BridgeTower Media Newswires
Dawn Jones Redstone may have traded a hammer for a video camera, but her connection with the construction industry didn’t end with the transition from journeyman carpenter to videographer and filmmaker.
Since starting her Portland, Ore.-based company, Hearts and Sparks Productions, Redstone has built a solid reputation producing what she describes as “community-minded,” documentary-style videos. Recently, she released her first short feature film, which was recently shown as part of the 2016 Portland Film Festival.
The 20-minute film, “Sista in the Brotherhood,” tells the fictional story of Laniece, a young black woman who is a finishing an apprenticeship as a carpenter on a project in Portland. With just a few hours left before she “journeys out,” Laniece finds herself battling race and gender discrimination, and must make a decision whether to stand up for what is right or stay quiet to earn her journeyman designation.

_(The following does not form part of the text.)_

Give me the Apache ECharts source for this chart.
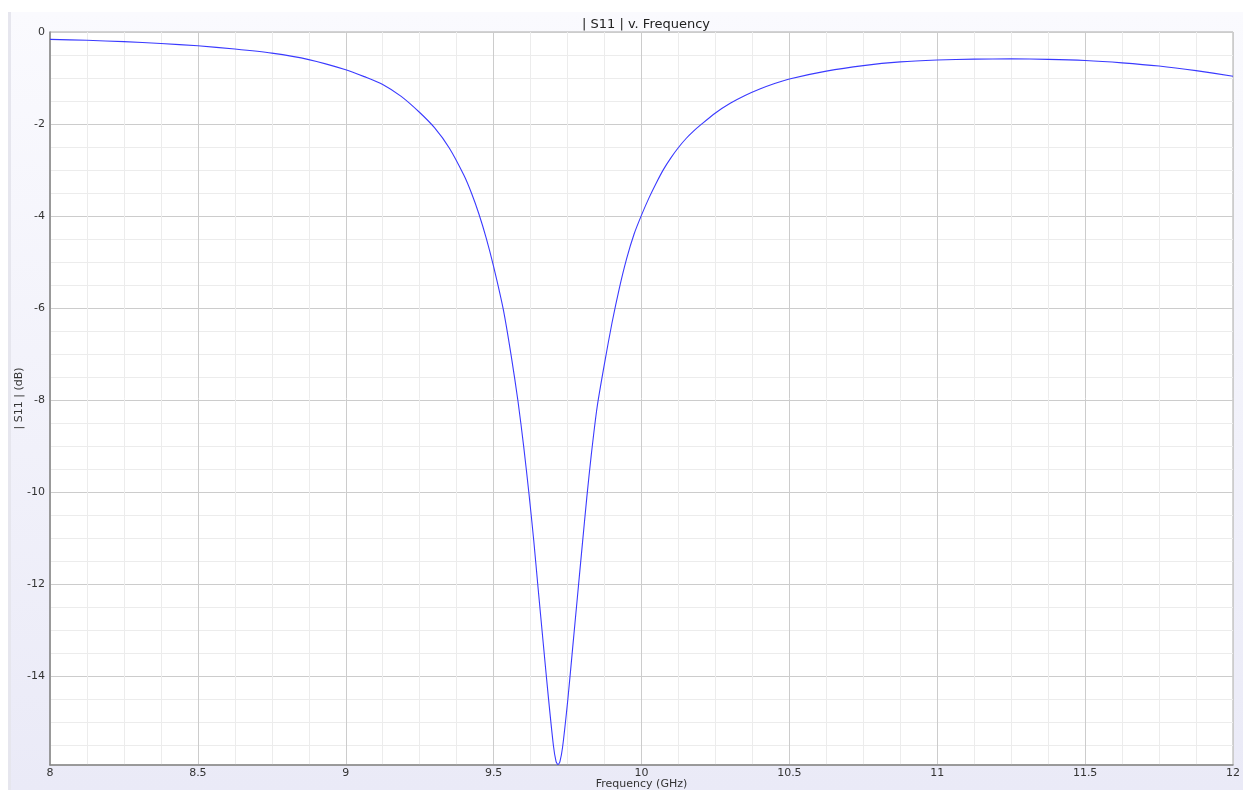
<!DOCTYPE html>
<html>
<head>
<meta charset="utf-8">
<script src="https://cdn.jsdelivr.net/npm/echarts@6/dist/echarts.min.js"></script>
<style>
html,body{margin:0;padding:0;background:#fff;}
#chart{width:1243px;height:790px;}
</style>
</head>
<body>
<div id="chart"></div>
<script>
// Frequency (GHz)
const freq = [8.000, 8.125, 8.250, 8.375, 8.500, 8.625, 8.750, 8.875, 9.000, 9.0625, 9.125, 9.1875, 9.250, 9.300, 9.350, 9.400, 9.425, 9.450, 9.475, 9.500, 9.533, 9.560, 9.5825, 9.6017, 9.6196, 9.6355, 9.650, 9.668, 9.685, 9.702, 9.711, 9.7175, 9.724, 9.733, 9.751, 9.767, 9.783, 9.799, 9.815, 9.830, 9.850, 9.875, 9.900, 9.925, 9.950, 9.975, 10.000, 10.025, 10.050, 10.075, 10.100, 10.125, 10.150, 10.175, 10.200, 10.250, 10.300, 10.350, 10.400, 10.450, 10.500, 10.625, 10.750, 10.875, 11.000, 11.125, 11.250, 11.375, 11.500, 11.625, 11.750, 11.875, 12.000];
// |S11| (dB)
const s11 = [-0.16, -0.18, -0.21, -0.25, -0.30, -0.37, -0.46, -0.60, -0.82, -0.97, -1.14, -1.40, -1.75, -2.08, -2.52, -3.12, -3.50, -3.95, -4.48, -5.10, -6.04, -7.06, -8.03, -9.01, -10.04, -11.04, -12.06, -13.30, -14.45, -15.50, -15.85, -15.92, -15.86, -15.55, -14.50, -13.40, -12.30, -11.20, -10.12, -9.20, -8.15, -7.20, -6.33, -5.57, -4.92, -4.39, -3.98, -3.61, -3.28, -2.98, -2.73, -2.51, -2.32, -2.16, -2.02, -1.76, -1.55, -1.38, -1.24, -1.12, -1.02, -0.85, -0.73, -0.65, -0.61, -0.59, -0.585, -0.595, -0.62, -0.67, -0.74, -0.84, -0.96];

const titleText = '| S11 | v. Frequency';
const xName = 'Frequency (GHz)';
const yName = '| S11 | (dB)';

const chart = echarts.init(document.getElementById('chart'), null, {renderer: 'canvas'});
const FONT = 'DejaVu Sans';
// plotted as positive loss on an inverted axis so ticks count from 0
const seriesData = freq.map((f, i) => [f, -s11[i]]);

chart.setOption({
  animation: false,
  backgroundColor: '#ffffff',
  graphic: [
    {type: 'rect', z: -10, shape: {x: 8, y: 12, width: 1235, height: 778},
     style: {fill: new echarts.graphic.LinearGradient(0, 0, 0, 1, [
       {offset: 0, color: '#fafafe'}, {offset: 1, color: '#eaeaf7'}])}},
    {type: 'rect', z: -9, shape: {x: 8, y: 12, width: 3, height: 778},
     style: {fill: '#e6e6ee'}}
  ],
  title: {
    text: titleText, left: 641, textAlign: 'center', top: 13,
    textStyle: {fontFamily: FONT, fontSize: 13, fontWeight: 'normal', color: '#222'}
  },
  grid: {left: 50, right: 10, top: 32, bottom: 25, show: true, backgroundColor: '#ffffff', borderColor: '#aaaaaa', borderWidth: 1, containLabel: false, outerBoundsMode: 'none'},
  xAxis: {
    type: 'value', min: 8, max: 12, interval: 0.5,
    name: xName, nameLocation: 'middle', nameGap: 14, nameMoveOverlap: false,
    nameTextStyle: {fontFamily: FONT, fontSize: 11, color: '#333'},
    axisLine: {onZero: false, lineStyle: {color: '#888888', width: 1.5}},
    axisTick: {show: false},
    axisLabel: {fontFamily: FONT, fontSize: 11, color: '#333', margin: 3},
    splitLine: {show: true, lineStyle: {color: '#cccccc', width: 1}},
    minorTick: {show: false, splitNumber: 4},
    minorSplitLine: {show: true, lineStyle: {color: '#ececec', width: 1}}
  },
  yAxis: {
    type: 'value', min: 0, max: 15.93, interval: 2, inverse: true,
    name: yName, nameLocation: 'middle', nameGap: 25, nameMoveOverlap: false,
    nameTextStyle: {fontFamily: FONT, fontSize: 11, color: '#333'},
    axisLine: {onZero: false, lineStyle: {color: '#888888', width: 1.5}},
    axisTick: {show: false},
    axisLabel: {fontFamily: FONT, fontSize: 11, color: '#333', margin: 5, showMaxLabel: false,
      formatter: v => (v === 0 ? '0' : '-' + v)},
    splitLine: {show: true, lineStyle: {color: '#cccccc', width: 1}},
    minorTick: {show: false, splitNumber: 4},
    minorSplitLine: {show: true, lineStyle: {color: '#ececec', width: 1}}
  },
  series: [{
    type: 'line', data: seriesData, showSymbol: false, symbol: 'none',
    smooth: 0.25,
    lineStyle: {color: '#3a3aff', width: 1.1},
    clip: true
  }]
});
</script>
</body>
</html>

The original inspiration for the film came from a work by Roberta Hunte, a professor of black and gender studies at Portland State University, who also teaches courses in diversity and inclusion.
Hunte, who Redstone met when both women were working at Oregon Tradeswomen, had written a dissertation that she later turned into a stage play. “My Walk Has Never Been Easy” featured characters talking about the challenges and successes they had encountered as women of color working in the construction trades.
Redstone was watching a performance of the play in Portland when she began to turn over the idea of using it as the basis for a short film. Her focus on visual storytelling, up to that point, had been mostly social-justice-focused documentaries and projects for clients. While working in construction she had taken some video and filmmaking classes. Using that experience as a foundation, she began to build her skills in visual storytelling.
After leaving her job with a construction company, she spent nine years teaching construction with Oregon Tradeswomen and producing about 20 videos for the nonprofit, which helps women enter careers in the construction trades.
“I’m drawn to documentaries, but I sometimes feel with documentaries we’re talking to ourselves,” Redstone said. “People who go to see (documentaries) are already drawn to the subject matter.”
For a story about the challenges that tradeswomen face in the industry, Redstone felt a different treatment was needed.
She also realized that simply taking one character’s story from Hunte’s play wasn’t the best approach. Instead, she joined forces with Kjerstin Johnson, a Portland-based writer and editor who already had one screenplay to her credit, to come up with an original storyline that, while fictional, also contains elements of nonfiction.
“I definitely incorporated some of my own experiences,” Redstone said. “It is inspired by true stories.”
“Sista in the Brotherhood” has made a strong connection with tradeswomen, who say they experience on a daily basis many of the challenges that Redstone’s main character faces in the film.
One pivotal scene, for example, features the main character taking refuge in a portable bathroom on the job site, talking to herself as she tries to determine whether to stand up for herself or stay quiet and keep her job.
“Any tradeswoman (who’s been on a job site) knows that’s the only place you can go to have a place to yourself — to just be alone or even to cry,” Redstone said.
Redstone is quick to point out that her purpose for making the film wasn’t to bash the construction industry. But it was important to her to point out that just attracting women to careers in construction — a big push is under way in the industry — isn’t enough.
“There’s more attention (now) to women in the trades, probably out of necessity,” she said. “But there isn’t necessarily enough talk about what happens after they get there. We may be getting more women in the (trades), but how do we retain them?”
Redstone hopes the film, which is racking up an impressive list of awards, not only highlights that dilemma but also leads people — both those in the industry and those outside — to experience a new empathy for what minority women in the trades face. The reception so far indicates that she’s succeeding in those goals.
“It’s about the human condition, someone who is pushed to her own end and has to figure out how to deal with it,” said Redstone, who is Latina. “I want to give (the audience) a chance to see what it’s like through the eyes of a woman of color.”